Since all of the pressure units that were defined above can be equated to atmospheric pressure, these units can be related in a single equality string, as shown below. Finally, any two of the values that are present within this equality can be rewritten in the form of a conversion factor that can, in turn, be utilized to change a pressure measurement to a corresponding value in a different unit.

1 atmosphere (atm) = 760 millimeters of mercury (mmHg) = 760 torr (Torr) = 101,325 pascals (Pa)

Hurricane Wilma, which was a Category 5 storm with maximum reported wind speeds of 185 miles per hour, is the most intense tropical cyclone that has occurred in the Atlantic basin. However, the pressure within the eye of this storm, which is the relatively-calm region at the center of a hurricane, was recorded at 0.827 atmospheres, which is the *lowest *central pressure on record for any Atlantic hurricane.

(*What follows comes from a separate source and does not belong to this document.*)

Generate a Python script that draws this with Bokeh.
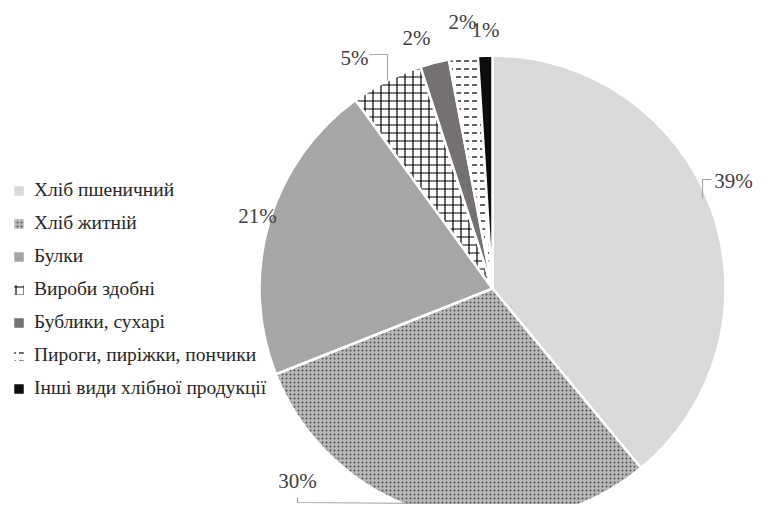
import math
from bokeh.plotting import figure
from bokeh.models import Range1d, Legend, LegendItem, ColumnDataSource
from bokeh.core.properties import value
from bokeh.embed import file_html
from bokeh.resources import INLINE

categories = ["Хліб пшеничний", "Хліб житній", "Булки", "Вироби здобні",
              "Бублики, сухарі", "Пироги, пиріжки, пончики", "Інші види хлібної продукції"]
shares = [39, 30, 21, 5, 2, 2, 1]
labels = ["39%", "30%", "21%", "5%", "2%", "2%", "1%"]

fills = ["#d9d9d9", "#b8b8b8", "#a6a6a6", "white", "#767171", "white", "#0d0d0d"]
hatches = [" ", "dot", " ", "cross", " ", "horizontal_dash", " "]
hatch_colors = ["black", "#4d4d4d", "black", "black", "black", "black", "black"]
hatch_scales = [6, 4, 6, 8, 6, 8, 6]

SERIF = "Liberation Serif"

# page-pixel layout (x right, y up; 1 unit = 1 px)
W, H = 754, 504
CX, CY, R = 492, 232, 233
label_x = [733, 297, 257, 354, 416, 462, 485]
label_y = [340, 40, 305, 463, 483, 499, 491]

total = float(sum(shares))
starts, ends = [], []
cum = 0.0
for s in shares:
    starts.append(math.pi / 2 - 2 * math.pi * cum / total)
    cum += s
    ends.append(math.pi / 2 - 2 * math.pi * cum / total)

p = figure(width=W, height=H, output_backend="svg", toolbar_location=None,
           x_range=Range1d(0, W), y_range=Range1d(520 - H, 520),
           min_border=0, min_border_left=0, min_border_right=0,
           min_border_top=0, min_border_bottom=0)
p.axis.visible = False
p.grid.visible = False
p.outline_line_color = None
p.background_fill_color = "white"
p.border_fill_color = "white"

items = []
for i, cat in enumerate(categories):
    r = p.wedge(x=CX, y=CY, radius=R, start_angle=starts[i], end_angle=ends[i],
                direction="clock", fill_color=fills[i], line_color="white", line_width=2.5,
                hatch_pattern=hatches[i], hatch_color=hatch_colors[i],
                hatch_scale=hatch_scales[i], hatch_weight=1.2)
    items.append(LegendItem(label=cat, renderers=[r]))

# leader lines
p.multi_line(xs=[[711, 702, 702], [369, 387, 387], [297, 297, 437]],
             ys=[[341, 341, 322], [466, 466, 440], [23, 18, 17]],
             line_color="#a6a6a6", line_width=1.2)

src = ColumnDataSource(dict(x=label_x, y=label_y, t=labels))
p.text(x="x", y="y", text="t", source=src, text_font=value(SERIF),
       text_font_size="21px", text_color="#404040",
       text_align="center", text_baseline="middle")

legend = Legend(items=items, location=(11, 105), orientation="vertical",
                glyph_width=15, glyph_height=15, label_standoff=8, spacing=11,
                label_height=20, padding=0, margin=0,
                border_line_color=None, background_fill_alpha=0,
                label_text_font=SERIF, label_text_font_size="19.5px",
                label_text_color="#262626")
p.add_layout(legend)

open("out.html", "w").write(file_html(p, INLINE))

Using conversion factors based on the equality string that is shown above, convert this pressure to

- millimeters of mercury,
- torr, and
- pascals.

**Answer a**- In order to bring about the desired unit transformation, a conversion factor must be developed using the first and second quantities in the equality string that is shown above. Applying the correct number of significant figures to the calculated quantity results in the final answer that is shown below.
\( {0.827 \; \cancel{\rm{atm}}} \times \dfrac{760 \; \rm{mmHg}}{1 \; \cancel{\rm{atm}}}\) = \( {\text {628.52}}\) \({\rm{mmHg}}\) ≈ \( {\text {629}}\) \({\rm{mmHg}}\)

**Answer b**- In order to bring about the desired unit transformation, a conversion factor must be developed using the first and third quantities in the equality string that is shown above. Applying the correct number of significant figures to the calculated quantity results in the final answer that is shown below.
\( {0.827 \; \cancel{\rm{atm}}} \times \dfrac{760 \; \rm{torr}}{1 \; \cancel{\rm{atm}}}\) = \( {\text {628.52}}\) \({\rm{torr}}\) ≈ \( {\text {629}}\) \({\rm{torr}}\)

Alternatively, this unit transformation could have been accomplished by relating the answer to Part (a) of this Exercise to torr through the application of a conversion factor using the second and third quantities in the equality string that is shown above. **Answer c**- In order to bring about the desired unit transformation, a conversion factor must be developed using the first and fourth quantities in the equality string that is shown above. Applying the correct number of significant figures to the calculated quantity results in the final answer that is shown below.
\( {0.827 \; \cancel{\rm{atm}}} \times \dfrac{101,325 \; \rm{Pa}}{1 \; \cancel{\rm{atm}}}\) = \( {\text {83,795.775}}\) \({\rm{Pa}}\) ≈ \( {\text {83,800}}\) \({\rm{Pa}}\)

Alternatively, this unit transformation could have been accomplished by relating the answer to Part (a) or Part (b) of this Exercise to pascals through the application of a conversion factor using the second and fourth or third and fourth quantities, respectively, in the equality string that is shown above.